The recently-opened C S Lewis Square houses a bright new tourist centre where visitors can access information on the city's attractions from interactive screens, interpretative panels and a wall map, connecting people to East Side's famous faces, places and industries. Nearby, visitors can rediscover Lewis's creation, The Chronicles of Narnia with a walk through a public space featuring seven bronze sculptures from The Lion, The Witch and The Wardrobe, including Aslan, The White Witch, Mister Tumnus, The Beavers, The Robin and The Stone Table, in a stunning display of public art.
Have a peep at the amazing statues in C S Lewis Square by clicking here.
Today's poem is, unsurprisingly, an Ulster one, Padraic's Glen from my Strange Journey collection.
PADRAIC’S GLEN
Beneath a cobalt sky, wind blows the barley heads
as wrens, through ragged hedgerows, drop like tears
and all the voices of ten thousand years
converge in one throat piping in the reeds
for here scenes are unchanging and unmoved
by all the petty vanities and schemes
and here remain the valleys, rocks and streams
our fathers and our forefathers have loved.

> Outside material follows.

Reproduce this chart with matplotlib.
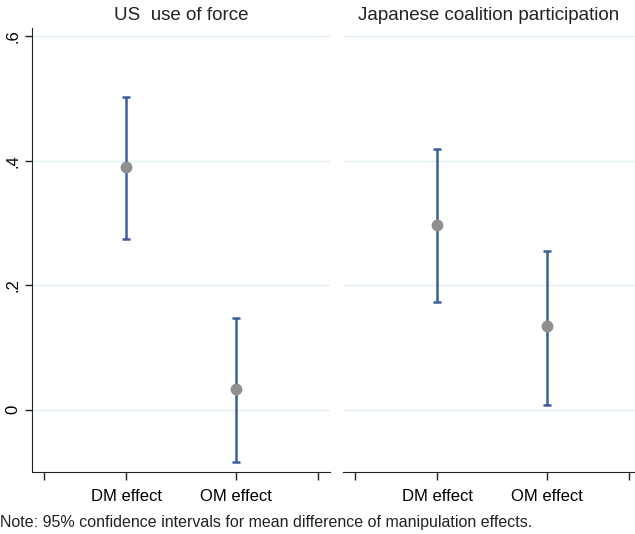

Here stand the granite stones that knew the shout
and felt the drum-led feet of marching men
and smelt the bloody fear along the glen
of tribes advancing or being driven out
and here the stunted trees that stamp defiant now
on shoulders of dead armies deep beneath the soil
where roots caress the riven shield, despoil
the eyeless socket, yellowed tooth or noble brow.
Beneath a cobalt sky you gathered meadow flowers,
perhaps to capture pieces of this perfect day,
as all-embracing summertime around us lay
and destiny conspired along with earthly powers
to make our bodies bend and shake like barley heads,
our hopes patrol, like warriors, the windy glen,
our hearts to drop like wrens and yet to rise again,
with one proud shout among the swaying reeds.